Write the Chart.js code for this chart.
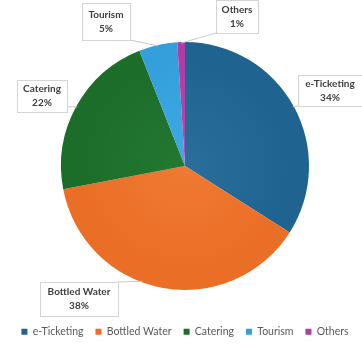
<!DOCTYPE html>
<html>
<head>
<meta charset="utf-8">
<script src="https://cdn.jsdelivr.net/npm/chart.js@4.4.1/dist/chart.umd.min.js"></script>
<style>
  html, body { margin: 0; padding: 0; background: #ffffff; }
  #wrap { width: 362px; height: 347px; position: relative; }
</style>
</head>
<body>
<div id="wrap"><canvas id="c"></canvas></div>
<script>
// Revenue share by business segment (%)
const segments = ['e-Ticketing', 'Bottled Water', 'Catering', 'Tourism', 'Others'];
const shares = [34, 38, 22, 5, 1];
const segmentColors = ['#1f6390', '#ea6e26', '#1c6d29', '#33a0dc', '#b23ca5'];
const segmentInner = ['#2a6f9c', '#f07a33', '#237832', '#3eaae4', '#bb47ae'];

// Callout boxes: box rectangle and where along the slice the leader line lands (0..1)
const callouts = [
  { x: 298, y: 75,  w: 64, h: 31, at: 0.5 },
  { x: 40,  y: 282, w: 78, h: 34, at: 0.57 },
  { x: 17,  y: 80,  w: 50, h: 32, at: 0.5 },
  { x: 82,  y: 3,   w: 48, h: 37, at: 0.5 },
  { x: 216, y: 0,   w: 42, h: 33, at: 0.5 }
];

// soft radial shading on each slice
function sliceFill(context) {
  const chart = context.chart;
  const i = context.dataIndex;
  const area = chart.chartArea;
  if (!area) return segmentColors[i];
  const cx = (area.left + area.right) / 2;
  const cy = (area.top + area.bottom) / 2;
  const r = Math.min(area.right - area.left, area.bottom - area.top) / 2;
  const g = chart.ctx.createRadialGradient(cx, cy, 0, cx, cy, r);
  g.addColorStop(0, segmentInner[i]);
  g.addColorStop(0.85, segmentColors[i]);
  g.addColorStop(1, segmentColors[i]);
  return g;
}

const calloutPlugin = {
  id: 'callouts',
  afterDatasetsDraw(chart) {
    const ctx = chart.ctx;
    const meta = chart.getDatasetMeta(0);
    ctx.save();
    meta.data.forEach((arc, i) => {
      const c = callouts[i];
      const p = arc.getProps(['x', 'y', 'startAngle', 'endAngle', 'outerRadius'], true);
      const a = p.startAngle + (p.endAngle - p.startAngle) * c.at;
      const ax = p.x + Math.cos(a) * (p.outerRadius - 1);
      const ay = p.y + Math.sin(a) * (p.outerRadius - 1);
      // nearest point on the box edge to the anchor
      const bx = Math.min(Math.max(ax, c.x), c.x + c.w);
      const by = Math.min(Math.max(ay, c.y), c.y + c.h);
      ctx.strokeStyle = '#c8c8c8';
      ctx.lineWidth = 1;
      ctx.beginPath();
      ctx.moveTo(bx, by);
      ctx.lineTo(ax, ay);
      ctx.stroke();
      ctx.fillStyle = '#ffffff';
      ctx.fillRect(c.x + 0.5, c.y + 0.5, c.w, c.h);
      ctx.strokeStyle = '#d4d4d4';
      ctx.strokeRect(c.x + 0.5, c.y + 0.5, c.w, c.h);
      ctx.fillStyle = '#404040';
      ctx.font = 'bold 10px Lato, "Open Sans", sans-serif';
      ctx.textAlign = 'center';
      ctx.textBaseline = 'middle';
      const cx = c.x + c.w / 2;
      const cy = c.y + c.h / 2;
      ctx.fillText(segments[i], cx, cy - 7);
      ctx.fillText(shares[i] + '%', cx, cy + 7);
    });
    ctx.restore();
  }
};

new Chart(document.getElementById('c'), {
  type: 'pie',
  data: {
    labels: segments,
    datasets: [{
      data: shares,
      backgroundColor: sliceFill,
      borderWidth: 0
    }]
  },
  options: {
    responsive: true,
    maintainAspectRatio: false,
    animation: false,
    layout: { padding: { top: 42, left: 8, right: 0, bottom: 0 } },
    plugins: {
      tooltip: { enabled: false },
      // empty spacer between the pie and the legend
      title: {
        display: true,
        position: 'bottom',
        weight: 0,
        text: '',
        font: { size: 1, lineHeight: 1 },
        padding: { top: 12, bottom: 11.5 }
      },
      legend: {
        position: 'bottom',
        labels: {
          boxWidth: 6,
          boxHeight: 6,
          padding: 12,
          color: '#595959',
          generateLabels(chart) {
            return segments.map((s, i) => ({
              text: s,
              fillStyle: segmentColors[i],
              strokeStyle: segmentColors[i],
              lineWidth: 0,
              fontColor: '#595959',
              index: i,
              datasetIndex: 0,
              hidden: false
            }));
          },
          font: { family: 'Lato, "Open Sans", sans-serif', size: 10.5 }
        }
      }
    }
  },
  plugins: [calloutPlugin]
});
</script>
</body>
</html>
◇ ◇ ◇
#### [Written problem]
Write the material out again exactly as it appears, dropping the pictures.

#### [Final result]
Write the Chart.js code for this chart.
<!DOCTYPE html>
<html>
<head>
<meta charset="utf-8">
<script src="https://cdn.jsdelivr.net/npm/chart.js@4.4.1/dist/chart.umd.min.js"></script>
<style>
  html, body { margin: 0; padding: 0; background: #ffffff; }
  #wrap { width: 362px; height: 347px; position: relative; }
</style>
</head>
<body>
<div id="wrap"><canvas id="c"></canvas></div>
<script>
// Revenue share by business segment (%)
const segments = ['e-Ticketing', 'Bottled Water', 'Catering', 'Tourism', 'Others'];
const shares = [34, 38, 22, 5, 1];
const segmentColors = ['#1f6390', '#ea6e26', '#1c6d29', '#33a0dc', '#b23ca5'];
const segmentInner = ['#2a6f9c', '#f07a33', '#237832', '#3eaae4', '#bb47ae'];

// Callout boxes: box rectangle and where along the slice the leader line lands (0..1)
const callouts = [
  { x: 298, y: 75,  w: 64, h: 31, at: 0.5 },
  { x: 40,  y: 282, w: 78, h: 34, at: 0.57 },
  { x: 17,  y: 80,  w: 50, h: 32, at: 0.5 },
  { x: 82,  y: 3,   w: 48, h: 37, at: 0.5 },
  { x: 216, y: 0,   w: 42, h: 33, at: 0.5 }
];

// soft radial shading on each slice
function sliceFill(context) {
  const chart = context.chart;
  const i = context.dataIndex;
  const area = chart.chartArea;
  if (!area) return segmentColors[i];
  const cx = (area.left + area.right) / 2;
  const cy = (area.top + area.bottom) / 2;
  const r = Math.min(area.right - area.left, area.bottom - area.top) / 2;
  const g = chart.ctx.createRadialGradient(cx, cy, 0, cx, cy, r);
  g.addColorStop(0, segmentInner[i]);
  g.addColorStop(0.85, segmentColors[i]);
  g.addColorStop(1, segmentColors[i]);
  return g;
}

const calloutPlugin = {
  id: 'callouts',
  afterDatasetsDraw(chart) {
    const ctx = chart.ctx;
    const meta = chart.getDatasetMeta(0);
    ctx.save();
    meta.data.forEach((arc, i) => {
      const c = callouts[i];
      const p = arc.getProps(['x', 'y', 'startAngle', 'endAngle', 'outerRadius'], true);
      const a = p.startAngle + (p.endAngle - p.startAngle) * c.at;
      const ax = p.x + Math.cos(a) * (p.outerRadius - 1);
      const ay = p.y + Math.sin(a) * (p.outerRadius - 1);
      // nearest point on the box edge to the anchor
      const bx = Math.min(Math.max(ax, c.x), c.x + c.w);
      const by = Math.min(Math.max(ay, c.y), c.y + c.h);
      ctx.strokeStyle = '#c8c8c8';
      ctx.lineWidth = 1;
      ctx.beginPath();
      ctx.moveTo(bx, by);
      ctx.lineTo(ax, ay);
      ctx.stroke();
      ctx.fillStyle = '#ffffff';
      ctx.fillRect(c.x + 0.5, c.y + 0.5, c.w, c.h);
      ctx.strokeStyle = '#d4d4d4';
      ctx.strokeRect(c.x + 0.5, c.y + 0.5, c.w, c.h);
      ctx.fillStyle = '#404040';
      ctx.font = 'bold 10px Lato, "Open Sans", sans-serif';
      ctx.textAlign = 'center';
      ctx.textBaseline = 'middle';
      const cx = c.x + c.w / 2;
      const cy = c.y + c.h / 2;
      ctx.fillText(segments[i], cx, cy - 7);
      ctx.fillText(shares[i] + '%', cx, cy + 7);
    });
    ctx.restore();
  }
};

new Chart(document.getElementById('c'), {
  type: 'pie',
  data: {
    labels: segments,
    datasets: [{
      data: shares,
      backgroundColor: sliceFill,
      borderWidth: 0
    }]
  },
  options: {
    responsive: true,
    maintainAspectRatio: false,
    animation: false,
    layout: { padding: { top: 42, left: 8, right: 0, bottom: 0 } },
    plugins: {
      tooltip: { enabled: false },
      // empty spacer between the pie and the legend
      title: {
        display: true,
        position: 'bottom',
        weight: 0,
        text: '',
        font: { size: 1, lineHeight: 1 },
        padding: { top: 12, bottom: 11.5 }
      },
      legend: {
        position: 'bottom',
        labels: {
          boxWidth: 6,
          boxHeight: 6,
          padding: 12,
          color: '#595959',
          generateLabels(chart) {
            return segments.map((s, i) => ({
              text: s,
              fillStyle: segmentColors[i],
              strokeStyle: segmentColors[i],
              lineWidth: 0,
              fontColor: '#595959',
              index: i,
              datasetIndex: 0,
              hidden: false
            }));
          },
          font: { family: 'Lato, "Open Sans", sans-serif', size: 10.5 }
        }
      }
    }
  },
  plugins: [calloutPlugin]
});
</script>
</body>
</html>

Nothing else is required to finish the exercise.